Terminology Glosses: Semantic painting

In languages, a lot has to do with labeling. We label concepts by naming them and ideally, each label uniquely identifies one referent. This simple mechanism is visually summarized in the semantic triangle.

As depicted by C.K. Ogden and I.A. Richards in 1923 in The Meaning of Meaning, the semantic triangle (see above) exemplifies the relationship between any given concept (thought or reference), the corresponding object (referent), and the word or any other representation (symbol) we use to express it. The keyword here is semantic, a qualifier that has entered English through French from the Greek sēma (sign) to express a connection with meaning.

Recently, the term semantic painting captured my attention. In this adjective-noun combination, the first constituent word is related to meaning, while the latter indicates the act of applying color by using different pigments, media, and tools. By painting, however, we create a depiction (symbol) representing the concept we want to express. So from an exclusively linguistic standpoint, the use of semantic and painting together is somewhat redundant. From a terminology management perspective, the term well deserves a place in our ideal termbase, where we will record it as a compound noun the meaning of which bypasses the sum of its individual components.

When creating an entry for semantic painting, we will clearly mention that it is linked to machine learning, thus defining its domain of occurrence. The term refers to a method used to help computers learn associatively. In “Semantic Paint Makes Real-World 3D Labelling Child’s Play,” David Amerland summarizes it as the use “of color recognition to create object segmentation in the real world in real time.” The segmentation is obtained by breaking the environment into classes, such as chair, floor and so on. The authors of  “SemanticPaint: Interactive Segmentation and Learning of 3D Worlds” explain that “users interact physically with the real world touching objects and using voice commands to assign them appropriate labels.” Then, thanks to specific algorithms, computers refine what they learn, adding new layers of meaning.

Generally speaking, though, if a term is somewhat dim from a linguistic point of view, but vibrant in terminology management, then we are faced with a disconnect somewhere. Consider for a moment the adjective semantic and its corresponding noun semantics. Their use in IT is not new and it is actually rather diversified. Webopedia defines how the term is used in computer programming as being “frequently used to refer to the meaning of an instruction as opposed to its format.”

In our ideal termbase, we use metadata to delineate the boundaries between domains and in so doing we compose a detailed mosaic of the various senses at a given point in time, in what is called a synchronic perspective. The different meanings (all having a common origin) of a term are technically called polysemy. They haunt every termbase and daunt terminologists. In the language industry and in localization, we are very familiar with polysemy and in terminology management we can say without fear that the better the polysemic terms are handled, the higher the quality of the termbase.
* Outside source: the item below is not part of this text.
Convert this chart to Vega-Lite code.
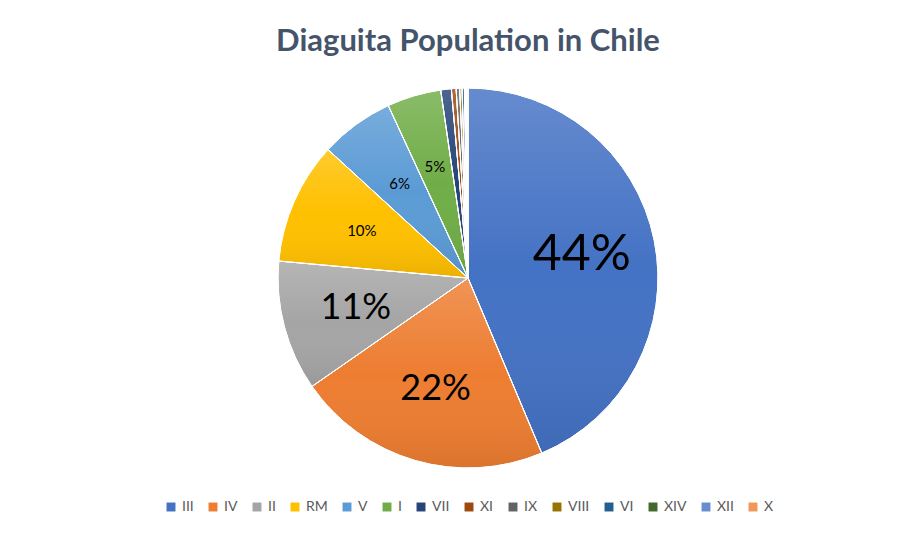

But there is more. Looking at the evolution of the qualifier semantic and, in particular, at how it is used in semantic painting within machine learning and artificial intelligence, it becomes evident that the labeling and classifying tasks are no longer performed solely to help humans categorize and make sense of the world, but rather to teach computers. Simple, very concrete objects are being labeled so that computers can learn to recognize them and become better in this process through the application of corrective algorithms. Concurrently, the domain of utilization has gone from linguistics to programming to artificial intelligence. If we adopt a diachronic perspective — one that takes into account the passing of time — then we are looking at a paradigm shift and, with machine translation, our industry has already embraced this new course. In what other ways is the language industry as we know it today ready for this?

The original idea is still at the basis of the whole approach. Semantic painting has a lot to do with categorizing and labeling. Even though the documentation is still limited, there are sporadic examples of multilingual semantic labeling projects in which the labeling work was completed occasionally using a translator or, in some cases, machine translation. In one computer vision study video named “How we teach computers to understand pictures,” Fei-Fei Li, associate professor at Stanford University, describes how her team built a database of 15 million photos (ImageNet) to teach computers to understand pictures. For the labels, they used crowdsourcing through the Amazon Mechanical Turk platform and the lexical resources of WordNet put out by the University of Princeton. At the other end of the spectrum, if we extend the idea of labeling to that of creating structured, methodological ontologies, moving from a lexicographic (semasiologic) to a terminological (onomasiologic) approach, new openings for increased cross-functional collaboration involving professional linguists and terminologists are desirable.

As for machine translation, its effects are already well visible to those translators and localizers who are now asked to post-edit translated texts. However, the initial fear for the profession is somewhat mitigated by the statistics. David Rumsey, president of the American Translators Association, recently declared to CNBC reporter Kate Rogers in “Where the Jobs Are” that “the opportunities for people with advanced language skills will continue to grow sharply.” According to the Bureau of Labor Statistics, the number of translators will increase by 29% through 2024. This, after doubling in the last seven years thanks to the effects of globalization. In the same press report, one major player declared that for complex tasks it is still better to have human translators; technology just helps speed up the translation process. If today’s statistical forecasts and on-the-field conclusions hold true, in the next few years it might still be a matter of complementarily designing innovative landscapes rather than completely erasing consolidated practices.